Spring has officially sprung although looking through my window at the moment you might take some convincing!
Time to start rebuilding the immune system! In times gone by the Aveyronnais spent much of the winter in bed, travellers passing through in those days are scathing of the Aveyronnais “emerging blinking into the sunlight”. But spending as much time sleeping or at least in bed was a way to conserve body heat, energy and food in a region that; until the arrival of the railways and discovery of coal in the 1800’s, was incredibly poor.
People still hold on to the traditions associated with making the most of the new bounty on offer to “cleanse the blood” and up the vitamins a little!
First to appear is the pissenlit/dandelions, the young shoots are picked to eat raw in a salad with lardons and hardboiled eggs or blanched and added to an omlet.

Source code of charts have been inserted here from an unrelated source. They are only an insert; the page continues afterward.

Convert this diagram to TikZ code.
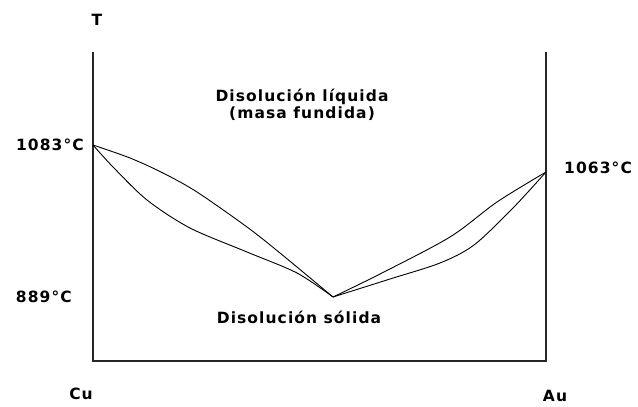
\documentclass[tikz,border=0pt]{standalone}
\usepackage{fontspec}
\setmainfont{DejaVu Sans}[LetterSpace=7]
\begin{document}
\begin{tikzpicture}[x=1pt,y=-1pt,
    axis/.style={line width=1.6pt, draw=black!85},
    curve/.style={line width=0.9pt},
    lbl/.style={font=\bfseries\fontsize{15.5}{17}\selectfont, inner sep=0pt}]
          \useasboundingbox (0,0) rectangle (638,407);
          \coordinate (top) at (93,52);
          \coordinate (orig) at (93,361);
          \coordinate (end) at (546,361);
          \coordinate (rtop) at (546,52);
          \coordinate (cu) at (93,145);
          \coordinate (au) at (546,172);
          \coordinate (eut) at (333,297);

          \draw[axis] (top) -- (orig) -- (end) -- (rtop);

          % liquidus and solidus, Cu side
          \draw[curve] plot[smooth] coordinates {(cu) (130,158) (163,173) (197,192) (247,227) (280,253) (eut)};
          \draw[curve] plot[smooth] coordinates {(cu) (113,167) (147,200) (190,228) (247,252) (297,273) (eut)};
          % Au side
          \draw[curve] plot[smooth] coordinates {(eut) (380,274) (450,237) (497,202) (au)};
          \draw[curve] plot[smooth, tension=0.5] coordinates {(eut) (390,279) (440,263) (474,245) (513,208) (au)};

          \node[lbl] (t) at (97,20) {T};
          \node[lbl, anchor=east] (tcu) at (84,145) {1083°C};
          \node[lbl, anchor=east] (teut) at (72,297) {889°C};
          \node[lbl, anchor=west] (tau) at (564,168) {1063°C};
          \node[lbl] (liq) at (302,97) {Disolución líquida};
          \node[lbl] (masa) at (302,114) {(masa fundida)};
          \node[lbl] (sol) at (299,317) {Disolución sólida};
          \node[lbl] (ncu) at (81,394) {Cu};
          \node[lbl] (nau) at (555,396) {Au};
        \end{tikzpicture}
\end{document}
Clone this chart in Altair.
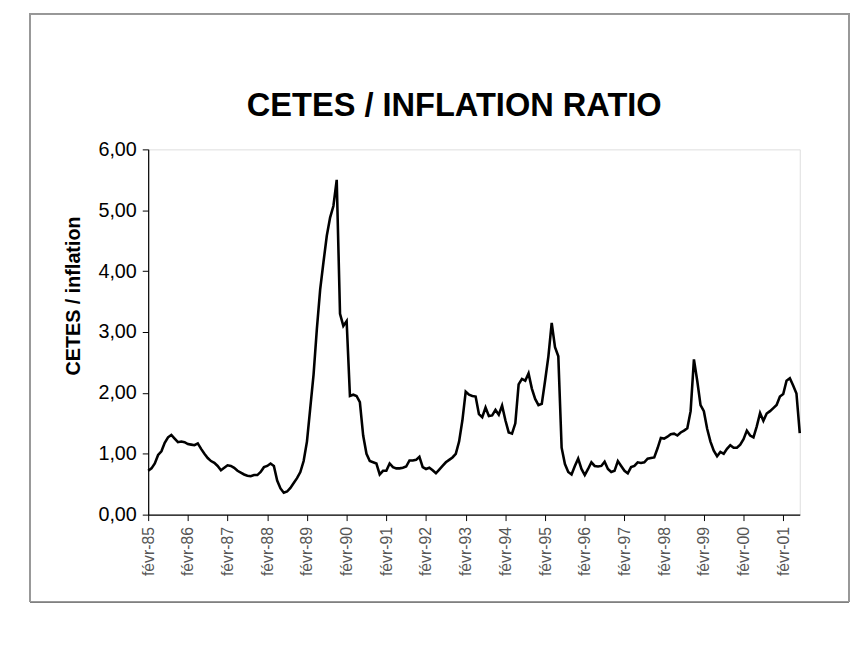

Next are the points de chou or tanous as they are called in the local patois. Still offered for sale on the market by local people, tied up with string. These are the flower shoots of various brassicas, which in typical Aveyronnais fashion cannot be allowed to go to waste. The local way to eat them is blanched and served with a vinaigrette as a salad, sometimes with the ubiquitous lardons and hardboiled egg. Personally I love them as a salad tiede either: with garlic, olive oil and lemon juice or with walnut oil, walnuts and local goats cheese.
Then if you are ever driving around the country lanes of north Aveyron from mid April to mid May, be very careful not to run over the “répounchou” hunters who are busy examining the hedgerows. Répounchous is considered to be wild asparagus although it is in fact the shoots of wild hops, which are also highly prized in parts of Italy. Very bitter it certainly feels like it must be doing you some good! It’s once again blanched and served in salads or omlettes.